----- Dataset records
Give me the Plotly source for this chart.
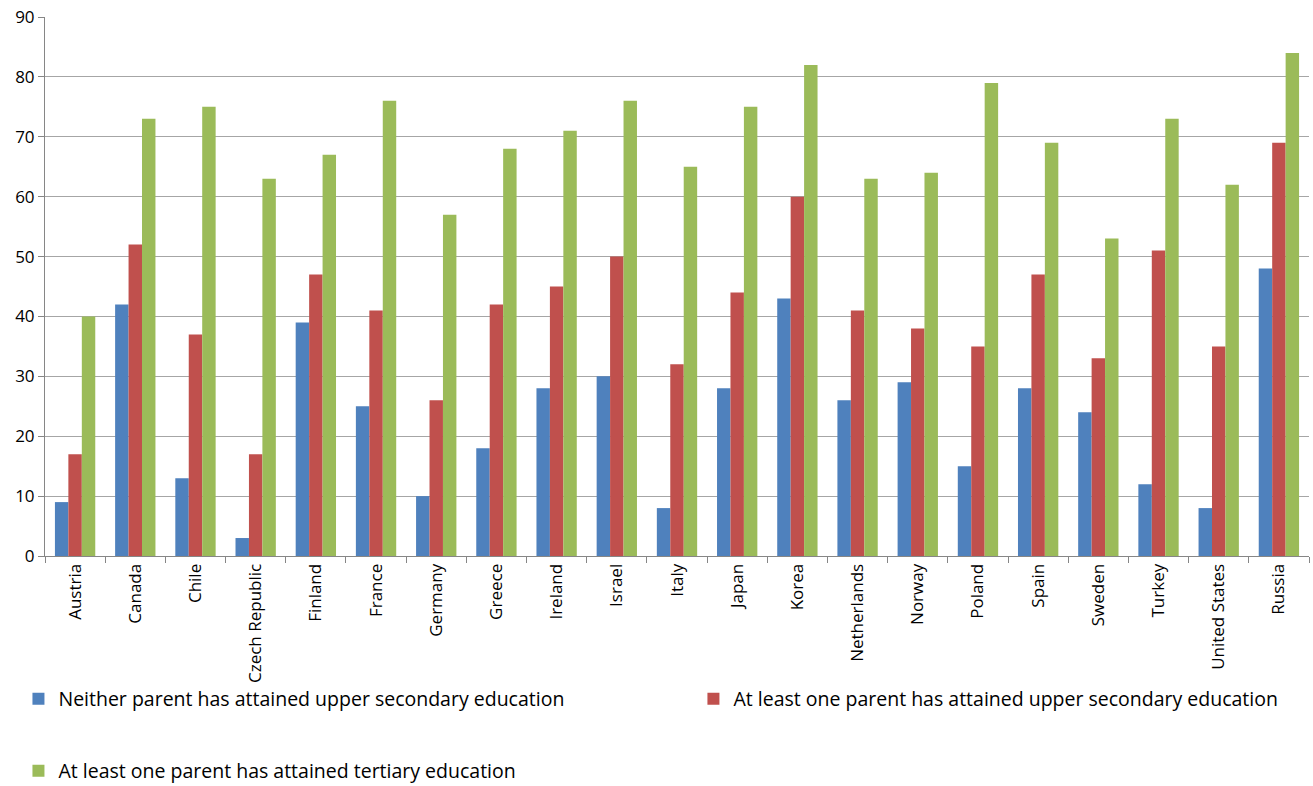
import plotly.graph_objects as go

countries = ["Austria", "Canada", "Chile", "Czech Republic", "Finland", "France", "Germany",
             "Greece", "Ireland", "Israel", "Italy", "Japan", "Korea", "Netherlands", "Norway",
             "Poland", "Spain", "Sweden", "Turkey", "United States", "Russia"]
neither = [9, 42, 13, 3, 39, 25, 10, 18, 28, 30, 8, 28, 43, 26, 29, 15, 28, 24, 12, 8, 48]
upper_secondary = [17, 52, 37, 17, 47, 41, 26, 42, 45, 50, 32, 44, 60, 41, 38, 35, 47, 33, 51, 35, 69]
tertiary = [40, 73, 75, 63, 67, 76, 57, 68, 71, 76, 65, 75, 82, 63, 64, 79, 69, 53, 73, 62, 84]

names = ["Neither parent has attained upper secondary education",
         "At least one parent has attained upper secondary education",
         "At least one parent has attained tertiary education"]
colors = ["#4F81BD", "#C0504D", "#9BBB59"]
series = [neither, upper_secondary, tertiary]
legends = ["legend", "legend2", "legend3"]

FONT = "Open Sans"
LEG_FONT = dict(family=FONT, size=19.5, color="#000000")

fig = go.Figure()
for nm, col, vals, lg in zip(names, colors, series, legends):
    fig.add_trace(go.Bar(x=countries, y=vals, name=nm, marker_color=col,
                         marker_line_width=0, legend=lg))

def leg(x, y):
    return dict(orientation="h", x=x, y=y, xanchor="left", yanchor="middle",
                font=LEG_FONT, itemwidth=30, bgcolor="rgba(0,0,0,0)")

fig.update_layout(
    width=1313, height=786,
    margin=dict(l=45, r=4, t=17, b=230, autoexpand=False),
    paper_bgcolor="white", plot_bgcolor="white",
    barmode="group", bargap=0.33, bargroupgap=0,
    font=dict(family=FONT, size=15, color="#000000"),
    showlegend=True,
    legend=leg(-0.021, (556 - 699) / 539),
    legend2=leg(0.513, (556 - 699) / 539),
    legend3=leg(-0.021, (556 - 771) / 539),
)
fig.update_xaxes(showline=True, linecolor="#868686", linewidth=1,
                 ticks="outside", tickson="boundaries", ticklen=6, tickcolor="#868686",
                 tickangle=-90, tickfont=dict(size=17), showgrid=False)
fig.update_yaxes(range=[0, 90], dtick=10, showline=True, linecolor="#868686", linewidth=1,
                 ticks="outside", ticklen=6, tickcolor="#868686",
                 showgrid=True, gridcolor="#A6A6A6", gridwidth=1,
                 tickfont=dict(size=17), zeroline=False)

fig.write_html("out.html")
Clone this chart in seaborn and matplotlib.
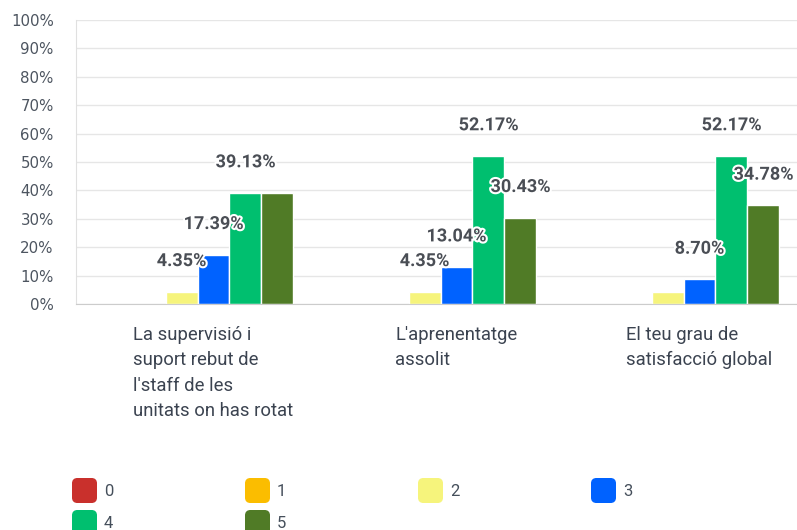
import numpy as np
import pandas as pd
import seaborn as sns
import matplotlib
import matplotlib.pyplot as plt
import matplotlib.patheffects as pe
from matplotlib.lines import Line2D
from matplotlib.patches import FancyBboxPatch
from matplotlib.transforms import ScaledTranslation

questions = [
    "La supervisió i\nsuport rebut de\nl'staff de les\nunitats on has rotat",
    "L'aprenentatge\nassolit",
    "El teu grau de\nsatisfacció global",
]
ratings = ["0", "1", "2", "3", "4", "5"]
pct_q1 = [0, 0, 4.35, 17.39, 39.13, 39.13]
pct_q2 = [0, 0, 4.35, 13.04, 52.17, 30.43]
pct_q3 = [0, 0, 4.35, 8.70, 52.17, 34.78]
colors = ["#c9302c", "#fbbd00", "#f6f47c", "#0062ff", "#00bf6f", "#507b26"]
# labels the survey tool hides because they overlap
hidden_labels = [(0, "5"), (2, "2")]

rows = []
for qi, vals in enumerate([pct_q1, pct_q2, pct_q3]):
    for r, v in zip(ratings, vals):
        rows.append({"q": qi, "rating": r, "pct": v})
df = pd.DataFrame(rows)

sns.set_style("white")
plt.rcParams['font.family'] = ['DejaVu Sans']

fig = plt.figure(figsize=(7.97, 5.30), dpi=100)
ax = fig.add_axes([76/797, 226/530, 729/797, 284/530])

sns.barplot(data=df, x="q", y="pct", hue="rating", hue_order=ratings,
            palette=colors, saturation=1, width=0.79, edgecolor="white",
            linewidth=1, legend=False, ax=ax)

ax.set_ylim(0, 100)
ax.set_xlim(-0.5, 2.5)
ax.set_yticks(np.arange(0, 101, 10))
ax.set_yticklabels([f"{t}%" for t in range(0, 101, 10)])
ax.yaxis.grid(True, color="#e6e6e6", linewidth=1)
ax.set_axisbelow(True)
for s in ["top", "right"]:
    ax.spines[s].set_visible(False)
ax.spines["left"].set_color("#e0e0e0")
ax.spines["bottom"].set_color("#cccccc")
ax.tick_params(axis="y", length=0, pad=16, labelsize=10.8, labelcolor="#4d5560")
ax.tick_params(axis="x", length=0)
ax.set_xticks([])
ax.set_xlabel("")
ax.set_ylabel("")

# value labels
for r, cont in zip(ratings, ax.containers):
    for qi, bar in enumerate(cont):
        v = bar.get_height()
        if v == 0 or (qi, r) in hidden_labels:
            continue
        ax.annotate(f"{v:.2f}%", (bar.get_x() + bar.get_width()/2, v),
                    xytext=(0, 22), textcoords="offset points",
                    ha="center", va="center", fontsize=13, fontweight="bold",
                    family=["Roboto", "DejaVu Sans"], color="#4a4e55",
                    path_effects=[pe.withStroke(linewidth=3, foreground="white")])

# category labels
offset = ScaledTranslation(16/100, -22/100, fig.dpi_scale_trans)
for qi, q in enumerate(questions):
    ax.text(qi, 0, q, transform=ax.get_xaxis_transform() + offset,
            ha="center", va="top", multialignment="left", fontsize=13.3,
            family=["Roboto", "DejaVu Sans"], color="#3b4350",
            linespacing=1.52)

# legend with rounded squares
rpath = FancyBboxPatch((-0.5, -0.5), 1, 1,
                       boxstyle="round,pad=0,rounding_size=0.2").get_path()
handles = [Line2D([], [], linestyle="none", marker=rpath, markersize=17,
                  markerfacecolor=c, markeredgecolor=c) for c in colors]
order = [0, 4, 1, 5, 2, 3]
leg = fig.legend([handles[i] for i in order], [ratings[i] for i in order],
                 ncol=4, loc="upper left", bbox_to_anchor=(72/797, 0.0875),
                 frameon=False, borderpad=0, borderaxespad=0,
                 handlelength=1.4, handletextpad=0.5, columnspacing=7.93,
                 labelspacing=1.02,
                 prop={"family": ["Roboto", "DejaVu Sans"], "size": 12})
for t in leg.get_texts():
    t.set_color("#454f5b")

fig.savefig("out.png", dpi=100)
----------
(What you are asked to do)
Your task is to copy the entries in full and exactly, without any images.

(Complete output)
Give me the Plotly source for this chart.
import plotly.graph_objects as go

countries = ["Austria", "Canada", "Chile", "Czech Republic", "Finland", "France", "Germany",
             "Greece", "Ireland", "Israel", "Italy", "Japan", "Korea", "Netherlands", "Norway",
             "Poland", "Spain", "Sweden", "Turkey", "United States", "Russia"]
neither = [9, 42, 13, 3, 39, 25, 10, 18, 28, 30, 8, 28, 43, 26, 29, 15, 28, 24, 12, 8, 48]
upper_secondary = [17, 52, 37, 17, 47, 41, 26, 42, 45, 50, 32, 44, 60, 41, 38, 35, 47, 33, 51, 35, 69]
tertiary = [40, 73, 75, 63, 67, 76, 57, 68, 71, 76, 65, 75, 82, 63, 64, 79, 69, 53, 73, 62, 84]

names = ["Neither parent has attained upper secondary education",
         "At least one parent has attained upper secondary education",
         "At least one parent has attained tertiary education"]
colors = ["#4F81BD", "#C0504D", "#9BBB59"]
series = [neither, upper_secondary, tertiary]
legends = ["legend", "legend2", "legend3"]

FONT = "Open Sans"
LEG_FONT = dict(family=FONT, size=19.5, color="#000000")

fig = go.Figure()
for nm, col, vals, lg in zip(names, colors, series, legends):
    fig.add_trace(go.Bar(x=countries, y=vals, name=nm, marker_color=col,
                         marker_line_width=0, legend=lg))

def leg(x, y):
    return dict(orientation="h", x=x, y=y, xanchor="left", yanchor="middle",
                font=LEG_FONT, itemwidth=30, bgcolor="rgba(0,0,0,0)")

fig.update_layout(
    width=1313, height=786,
    margin=dict(l=45, r=4, t=17, b=230, autoexpand=False),
    paper_bgcolor="white", plot_bgcolor="white",
    barmode="group", bargap=0.33, bargroupgap=0,
    font=dict(family=FONT, size=15, color="#000000"),
    showlegend=True,
    legend=leg(-0.021, (556 - 699) / 539),
    legend2=leg(0.513, (556 - 699) / 539),
    legend3=leg(-0.021, (556 - 771) / 539),
)
fig.update_xaxes(showline=True, linecolor="#868686", linewidth=1,
                 ticks="outside", tickson="boundaries", ticklen=6, tickcolor="#868686",
                 tickangle=-90, tickfont=dict(size=17), showgrid=False)
fig.update_yaxes(range=[0, 90], dtick=10, showline=True, linecolor="#868686", linewidth=1,
                 ticks="outside", ticklen=6, tickcolor="#868686",
                 showgrid=True, gridcolor="#A6A6A6", gridwidth=1,
                 tickfont=dict(size=17), zeroline=False)

fig.write_html("out.html")
Clone this chart in seaborn and matplotlib.
import numpy as np
import pandas as pd
import seaborn as sns
import matplotlib
import matplotlib.pyplot as plt
import matplotlib.patheffects as pe
from matplotlib.lines import Line2D
from matplotlib.patches import FancyBboxPatch
from matplotlib.transforms import ScaledTranslation

questions = [
    "La supervisió i\nsuport rebut de\nl'staff de les\nunitats on has rotat",
    "L'aprenentatge\nassolit",
    "El teu grau de\nsatisfacció global",
]
ratings = ["0", "1", "2", "3", "4", "5"]
pct_q1 = [0, 0, 4.35, 17.39, 39.13, 39.13]
pct_q2 = [0, 0, 4.35, 13.04, 52.17, 30.43]
pct_q3 = [0, 0, 4.35, 8.70, 52.17, 34.78]
colors = ["#c9302c", "#fbbd00", "#f6f47c", "#0062ff", "#00bf6f", "#507b26"]
# labels the survey tool hides because they overlap
hidden_labels = [(0, "5"), (2, "2")]

rows = []
for qi, vals in enumerate([pct_q1, pct_q2, pct_q3]):
    for r, v in zip(ratings, vals):
        rows.append({"q": qi, "rating": r, "pct": v})
df = pd.DataFrame(rows)

sns.set_style("white")
plt.rcParams['font.family'] = ['DejaVu Sans']

fig = plt.figure(figsize=(7.97, 5.30), dpi=100)
ax = fig.add_axes([76/797, 226/530, 729/797, 284/530])

sns.barplot(data=df, x="q", y="pct", hue="rating", hue_order=ratings,
            palette=colors, saturation=1, width=0.79, edgecolor="white",
            linewidth=1, legend=False, ax=ax)

ax.set_ylim(0, 100)
ax.set_xlim(-0.5, 2.5)
ax.set_yticks(np.arange(0, 101, 10))
ax.set_yticklabels([f"{t}%" for t in range(0, 101, 10)])
ax.yaxis.grid(True, color="#e6e6e6", linewidth=1)
ax.set_axisbelow(True)
for s in ["top", "right"]:
    ax.spines[s].set_visible(False)
ax.spines["left"].set_color("#e0e0e0")
ax.spines["bottom"].set_color("#cccccc")
ax.tick_params(axis="y", length=0, pad=16, labelsize=10.8, labelcolor="#4d5560")
ax.tick_params(axis="x", length=0)
ax.set_xticks([])
ax.set_xlabel("")
ax.set_ylabel("")

# value labels
for r, cont in zip(ratings, ax.containers):
    for qi, bar in enumerate(cont):
        v = bar.get_height()
        if v == 0 or (qi, r) in hidden_labels:
            continue
        ax.annotate(f"{v:.2f}%", (bar.get_x() + bar.get_width()/2, v),
                    xytext=(0, 22), textcoords="offset points",
                    ha="center", va="center", fontsize=13, fontweight="bold",
                    family=["Roboto", "DejaVu Sans"], color="#4a4e55",
                    path_effects=[pe.withStroke(linewidth=3, foreground="white")])

# category labels
offset = ScaledTranslation(16/100, -22/100, fig.dpi_scale_trans)
for qi, q in enumerate(questions):
    ax.text(qi, 0, q, transform=ax.get_xaxis_transform() + offset,
            ha="center", va="top", multialignment="left", fontsize=13.3,
            family=["Roboto", "DejaVu Sans"], color="#3b4350",
            linespacing=1.52)

# legend with rounded squares
rpath = FancyBboxPatch((-0.5, -0.5), 1, 1,
                       boxstyle="round,pad=0,rounding_size=0.2").get_path()
handles = [Line2D([], [], linestyle="none", marker=rpath, markersize=17,
                  markerfacecolor=c, markeredgecolor=c) for c in colors]
order = [0, 4, 1, 5, 2, 3]
leg = fig.legend([handles[i] for i in order], [ratings[i] for i in order],
                 ncol=4, loc="upper left", bbox_to_anchor=(72/797, 0.0875),
                 frameon=False, borderpad=0, borderaxespad=0,
                 handlelength=1.4, handletextpad=0.5, columnspacing=7.93,
                 labelspacing=1.02,
                 prop={"family": ["Roboto", "DejaVu Sans"], "size": 12})
for t in leg.get_texts():
    t.set_color("#454f5b")

fig.savefig("out.png", dpi=100)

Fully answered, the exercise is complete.